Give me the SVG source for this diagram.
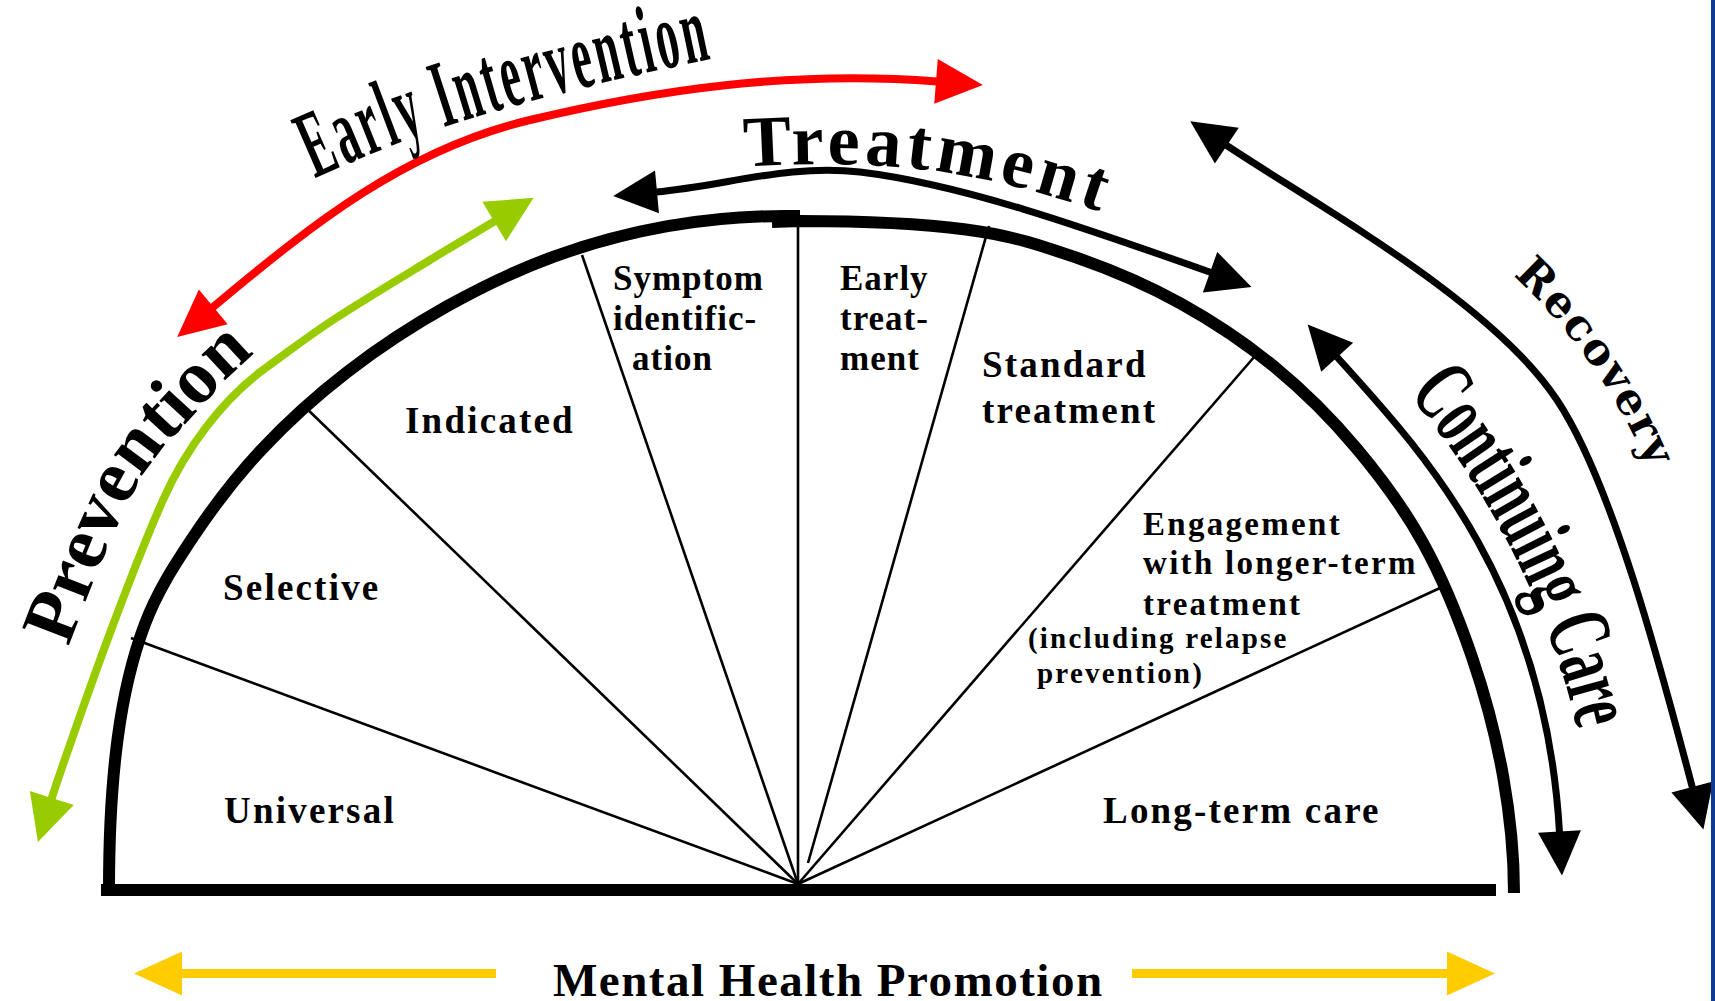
<svg xmlns="http://www.w3.org/2000/svg" width="1715" height="1001" viewBox="0 0 1715 1001">
<defs>
<style>
.serif{font-family:"Liberation Serif","Times New Roman",serif;font-weight:bold;fill:#000}
.slab{font-family:"DejaVu Serif","Liberation Serif",serif;font-weight:bold;fill:#000}
.spoke{stroke:#000;stroke-width:2.6;fill:none}
.rim{stroke:#000;stroke-width:12;fill:none}
.red{stroke:#FF0000;stroke-width:8;fill:none}
.green{stroke:#99CC00;stroke-width:8;fill:none}
.blk{stroke:#000;stroke-width:7;fill:none}
.yel{stroke:#FFCC00;stroke-width:9;fill:none}
.c37{font-size:37px;letter-spacing:2.2px}
.c35{font-size:35px;letter-spacing:1px}
.c33{font-size:33px;letter-spacing:2.3px}
.c29{font-size:29px;letter-spacing:2.2px}
</style>
<marker id="mRed" markerUnits="userSpaceOnUse" markerWidth="48" markerHeight="46" refX="1" refY="22.5" orient="auto-start-reverse" overflow="visible"><path d="M0,0 L47,22.5 L0,45 Z" fill="#FF0000"/></marker>
<marker id="mGreen" markerUnits="userSpaceOnUse" markerWidth="47" markerHeight="47" refX="1" refY="23" orient="auto-start-reverse" overflow="visible"><path d="M0,0 L46,23 L0,46 Z" fill="#99CC00"/></marker>
<marker id="mBlack" markerUnits="userSpaceOnUse" markerWidth="45" markerHeight="44" refX="1" refY="21.5" orient="auto-start-reverse" overflow="visible"><path d="M0,0 L44,21.5 L0,43 Z" fill="#000"/></marker>
<marker id="mYel" markerUnits="userSpaceOnUse" markerWidth="49" markerHeight="45" refX="1" refY="22" orient="auto" overflow="visible"><path d="M0,0 L48,22 L0,44 Z" fill="#FFCC00"/></marker>
<path id="pEI" d="M315,178 C380,150 460,110 725,56"/>
<path id="pPr" d="M19.2,788.8 C38.8,732.9 58.7,671.3 78.1,621.1 C97.5,570.9 116,522.7 135.6,487.9 C155.2,452.4 176,434.7 196,412.2 C216,389.7 234.1,370.7 255.5,353.1 C276.9,335.5 296.5,324.4 324.2,306.6 C351.9,288.8 389.2,266.5 421.7,246.4"/>
<path id="pTr" d="M740,167 C860,160 960,162 1112,216"/>
<path id="pRe" d="M1418,208 C1500,250 1600,345 1654,481"/>
<path id="pCC" d="M1400,385 C1478,470 1562,620 1585,770"/>
</defs>

<rect x="0" y="0" width="1715" height="1001" fill="#FFFFFF"/>

<g id="semicircle">
<rect x="101" y="884" width="1395" height="12" fill="#000"/>
<path class="rim" d="M109,890 C109,839.3 111.8,782.3 117.7,738.1 C123.6,693.9 132,658.5 144.6,624.9 C157.3,591.3 174.1,565.6 193.6,536.3 C213.1,507 236.1,476.7 261.8,449.3 C287.5,421.9 316.7,395.5 347.6,371.7 C378.5,347.9 412.6,325.5 447,306.3 C481.4,287.1 517,270 553.8,256.6 C590.6,243.3 629.1,233 667.6,226.2 C706.1,219.4 745.9,216 785,216 L800,216"/>
<path class="rim" d="M772,222 L800,221 C855.3,221 920,223.5 965.9,229.5 C1011.8,235.5 1039.4,244.9 1075.1,257.2 C1110.8,269.5 1146.9,284.9 1180.2,303.3 C1213.5,321.7 1245.7,343.2 1275.1,367.4 C1304.5,391.6 1331.8,418.9 1356.5,448.3 C1381.2,477.7 1404.2,508.8 1423.4,543.6 C1442.6,578.4 1458.7,618.3 1472,657.1 C1485.3,695.9 1496.1,737 1503.1,776.3 C1510.1,815.6 1514,854 1514,893"/>
<line class="spoke" x1="131" y1="638" x2="798" y2="884"/>
<line class="spoke" x1="303" y1="405" x2="798" y2="884"/>
<line class="spoke" x1="582" y1="255" x2="798" y2="884"/>
<line class="spoke" x1="798" y1="222" x2="798" y2="884"/>
<line class="spoke" x1="989" y1="226" x2="808" y2="863"/>
<line class="spoke" x1="1255" y1="356" x2="798" y2="884"/>
<line class="spoke" x1="1440" y1="588" x2="798" y2="884"/>
</g>

<g id="universal"><text class="serif c37" x="224" y="823">Universal</text></g>
<g id="selective"><text class="serif c37" x="223" y="600">Selective</text></g>
<g id="indicated"><text class="serif c37" x="405" y="433">Indicated</text></g>
<g id="symptom-identification">
<text class="serif c35" x="613" y="290">Symptom</text>
<text class="serif c35" x="613" y="330">identific-</text>
<text class="serif c35" x="632" y="370">ation</text>
</g>
<g id="early-treatment">
<text class="serif c35" x="840" y="290">Early</text>
<text class="serif c35" x="840" y="330">treat-</text>
<text class="serif c35" x="840" y="370">ment</text>
</g>
<g id="standard-treatment">
<text class="serif c37" x="982" y="377">Standard</text>
<text class="serif c37" x="982" y="423">treatment</text>
</g>
<g id="engagement">
<text class="serif c33" x="1143" y="535">Engagement</text>
<text class="serif c33" x="1143" y="574">with longer-term</text>
<text class="serif c33" x="1143" y="615">treatment</text>
<text class="serif c29" x="1028" y="648">(including relapse</text>
<text class="serif c29" x="1037" y="683">prevention)</text>
</g>
<g id="long-term-care"><text class="serif c37" x="1103" y="823">Long-term care</text></g>

<g id="connectors">
<path class="red" d="M212.5,307.5 C315,222 405,150 530,120 C655,90 790,70 937,81.5" marker-start="url(#mRed)" marker-end="url(#mRed)"/>
<path class="green" d="M495,221 C473.3,234 457,243.5 430,260 C403,276.5 360.2,302.2 333,320 C305.8,337.8 289,351.3 267,367 C222.2,398.9 185.3,449.7 163,500 C148,533.8 128.6,583.2 110,633 C91.4,682.8 59.6,773.4 51.5,799" marker-start="url(#mGreen)" marker-end="url(#mGreen)"/>
<path class="blk" d="M656,192 C726,185.5 790,163.6 860,172 C960,184 1080,226 1211,272.5" marker-start="url(#mBlack)" marker-end="url(#mBlack)"/>
<path class="blk" d="M1226,145 C1317.5,206 1490.4,300.2 1557,400 C1612.5,483.2 1662,672 1692.5,788" marker-start="url(#mBlack)" marker-end="url(#mBlack)"/>
<path class="blk" d="M1336.5,356.5 C1420,449 1545,580 1559.5,832.5" marker-start="url(#mBlack)" marker-end="url(#mBlack)"/>
<path class="yel" d="M496,973.5 L181,973.5" marker-end="url(#mYel)"/>
<path class="yel" d="M1132,973.5 L1448,973.5" marker-end="url(#mYel)"/>
</g>

<g id="early-intervention"><text class="serif" font-size="96" letter-spacing="7"><textPath href="#pEI" textLength="418" lengthAdjust="spacingAndGlyphs">Early Intervention</textPath></text></g>
<g id="prevention"><text class="serif" font-size="76"><textPath href="#pPr" startOffset="150">Prevention</textPath></text></g>
<g id="treatment"><text class="serif" font-size="72" letter-spacing="5"><textPath href="#pTr" startOffset="4">Treatment</textPath></text></g>
<g id="recovery"><text class="slab" font-size="44" letter-spacing="2"><textPath href="#pRe" startOffset="117">Recovery</textPath></text></g>
<g id="continuing-care"><text class="serif" font-size="90"><textPath href="#pCC" startOffset="12" textLength="380" lengthAdjust="spacingAndGlyphs">Continuing Care</textPath></text></g>
<g id="mental-health-promotion"><text class="serif" font-size="47" letter-spacing="1.5" x="553" y="996">Mental Health Promotion</text></g>

<rect x="1711" y="0" width="4" height="1001" fill="#0B3C95"/>
</svg>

INSTRUCTIONS TO FOLLOW:
Quote the material word for word, dropping any images it holds.

EXERCISE OUTPUT:
Give me the SVG source for this diagram.
<svg xmlns="http://www.w3.org/2000/svg" width="1715" height="1001" viewBox="0 0 1715 1001">
<defs>
<style>
.serif{font-family:"Liberation Serif","Times New Roman",serif;font-weight:bold;fill:#000}
.slab{font-family:"DejaVu Serif","Liberation Serif",serif;font-weight:bold;fill:#000}
.spoke{stroke:#000;stroke-width:2.6;fill:none}
.rim{stroke:#000;stroke-width:12;fill:none}
.red{stroke:#FF0000;stroke-width:8;fill:none}
.green{stroke:#99CC00;stroke-width:8;fill:none}
.blk{stroke:#000;stroke-width:7;fill:none}
.yel{stroke:#FFCC00;stroke-width:9;fill:none}
.c37{font-size:37px;letter-spacing:2.2px}
.c35{font-size:35px;letter-spacing:1px}
.c33{font-size:33px;letter-spacing:2.3px}
.c29{font-size:29px;letter-spacing:2.2px}
</style>
<marker id="mRed" markerUnits="userSpaceOnUse" markerWidth="48" markerHeight="46" refX="1" refY="22.5" orient="auto-start-reverse" overflow="visible"><path d="M0,0 L47,22.5 L0,45 Z" fill="#FF0000"/></marker>
<marker id="mGreen" markerUnits="userSpaceOnUse" markerWidth="47" markerHeight="47" refX="1" refY="23" orient="auto-start-reverse" overflow="visible"><path d="M0,0 L46,23 L0,46 Z" fill="#99CC00"/></marker>
<marker id="mBlack" markerUnits="userSpaceOnUse" markerWidth="45" markerHeight="44" refX="1" refY="21.5" orient="auto-start-reverse" overflow="visible"><path d="M0,0 L44,21.5 L0,43 Z" fill="#000"/></marker>
<marker id="mYel" markerUnits="userSpaceOnUse" markerWidth="49" markerHeight="45" refX="1" refY="22" orient="auto" overflow="visible"><path d="M0,0 L48,22 L0,44 Z" fill="#FFCC00"/></marker>
<path id="pEI" d="M315,178 C380,150 460,110 725,56"/>
<path id="pPr" d="M19.2,788.8 C38.8,732.9 58.7,671.3 78.1,621.1 C97.5,570.9 116,522.7 135.6,487.9 C155.2,452.4 176,434.7 196,412.2 C216,389.7 234.1,370.7 255.5,353.1 C276.9,335.5 296.5,324.4 324.2,306.6 C351.9,288.8 389.2,266.5 421.7,246.4"/>
<path id="pTr" d="M740,167 C860,160 960,162 1112,216"/>
<path id="pRe" d="M1418,208 C1500,250 1600,345 1654,481"/>
<path id="pCC" d="M1400,385 C1478,470 1562,620 1585,770"/>
</defs>

<rect x="0" y="0" width="1715" height="1001" fill="#FFFFFF"/>

<g id="semicircle">
<rect x="101" y="884" width="1395" height="12" fill="#000"/>
<path class="rim" d="M109,890 C109,839.3 111.8,782.3 117.7,738.1 C123.6,693.9 132,658.5 144.6,624.9 C157.3,591.3 174.1,565.6 193.6,536.3 C213.1,507 236.1,476.7 261.8,449.3 C287.5,421.9 316.7,395.5 347.6,371.7 C378.5,347.9 412.6,325.5 447,306.3 C481.4,287.1 517,270 553.8,256.6 C590.6,243.3 629.1,233 667.6,226.2 C706.1,219.4 745.9,216 785,216 L800,216"/>
<path class="rim" d="M772,222 L800,221 C855.3,221 920,223.5 965.9,229.5 C1011.8,235.5 1039.4,244.9 1075.1,257.2 C1110.8,269.5 1146.9,284.9 1180.2,303.3 C1213.5,321.7 1245.7,343.2 1275.1,367.4 C1304.5,391.6 1331.8,418.9 1356.5,448.3 C1381.2,477.7 1404.2,508.8 1423.4,543.6 C1442.6,578.4 1458.7,618.3 1472,657.1 C1485.3,695.9 1496.1,737 1503.1,776.3 C1510.1,815.6 1514,854 1514,893"/>
<line class="spoke" x1="131" y1="638" x2="798" y2="884"/>
<line class="spoke" x1="303" y1="405" x2="798" y2="884"/>
<line class="spoke" x1="582" y1="255" x2="798" y2="884"/>
<line class="spoke" x1="798" y1="222" x2="798" y2="884"/>
<line class="spoke" x1="989" y1="226" x2="808" y2="863"/>
<line class="spoke" x1="1255" y1="356" x2="798" y2="884"/>
<line class="spoke" x1="1440" y1="588" x2="798" y2="884"/>
</g>

<g id="universal"><text class="serif c37" x="224" y="823">Universal</text></g>
<g id="selective"><text class="serif c37" x="223" y="600">Selective</text></g>
<g id="indicated"><text class="serif c37" x="405" y="433">Indicated</text></g>
<g id="symptom-identification">
<text class="serif c35" x="613" y="290">Symptom</text>
<text class="serif c35" x="613" y="330">identific-</text>
<text class="serif c35" x="632" y="370">ation</text>
</g>
<g id="early-treatment">
<text class="serif c35" x="840" y="290">Early</text>
<text class="serif c35" x="840" y="330">treat-</text>
<text class="serif c35" x="840" y="370">ment</text>
</g>
<g id="standard-treatment">
<text class="serif c37" x="982" y="377">Standard</text>
<text class="serif c37" x="982" y="423">treatment</text>
</g>
<g id="engagement">
<text class="serif c33" x="1143" y="535">Engagement</text>
<text class="serif c33" x="1143" y="574">with longer-term</text>
<text class="serif c33" x="1143" y="615">treatment</text>
<text class="serif c29" x="1028" y="648">(including relapse</text>
<text class="serif c29" x="1037" y="683">prevention)</text>
</g>
<g id="long-term-care"><text class="serif c37" x="1103" y="823">Long-term care</text></g>

<g id="connectors">
<path class="red" d="M212.5,307.5 C315,222 405,150 530,120 C655,90 790,70 937,81.5" marker-start="url(#mRed)" marker-end="url(#mRed)"/>
<path class="green" d="M495,221 C473.3,234 457,243.5 430,260 C403,276.5 360.2,302.2 333,320 C305.8,337.8 289,351.3 267,367 C222.2,398.9 185.3,449.7 163,500 C148,533.8 128.6,583.2 110,633 C91.4,682.8 59.6,773.4 51.5,799" marker-start="url(#mGreen)" marker-end="url(#mGreen)"/>
<path class="blk" d="M656,192 C726,185.5 790,163.6 860,172 C960,184 1080,226 1211,272.5" marker-start="url(#mBlack)" marker-end="url(#mBlack)"/>
<path class="blk" d="M1226,145 C1317.5,206 1490.4,300.2 1557,400 C1612.5,483.2 1662,672 1692.5,788" marker-start="url(#mBlack)" marker-end="url(#mBlack)"/>
<path class="blk" d="M1336.5,356.5 C1420,449 1545,580 1559.5,832.5" marker-start="url(#mBlack)" marker-end="url(#mBlack)"/>
<path class="yel" d="M496,973.5 L181,973.5" marker-end="url(#mYel)"/>
<path class="yel" d="M1132,973.5 L1448,973.5" marker-end="url(#mYel)"/>
</g>

<g id="early-intervention"><text class="serif" font-size="96" letter-spacing="7"><textPath href="#pEI" textLength="418" lengthAdjust="spacingAndGlyphs">Early Intervention</textPath></text></g>
<g id="prevention"><text class="serif" font-size="76"><textPath href="#pPr" startOffset="150">Prevention</textPath></text></g>
<g id="treatment"><text class="serif" font-size="72" letter-spacing="5"><textPath href="#pTr" startOffset="4">Treatment</textPath></text></g>
<g id="recovery"><text class="slab" font-size="44" letter-spacing="2"><textPath href="#pRe" startOffset="117">Recovery</textPath></text></g>
<g id="continuing-care"><text class="serif" font-size="90"><textPath href="#pCC" startOffset="12" textLength="380" lengthAdjust="spacingAndGlyphs">Continuing Care</textPath></text></g>
<g id="mental-health-promotion"><text class="serif" font-size="47" letter-spacing="1.5" x="553" y="996">Mental Health Promotion</text></g>

<rect x="1711" y="0" width="4" height="1001" fill="#0B3C95"/>
</svg>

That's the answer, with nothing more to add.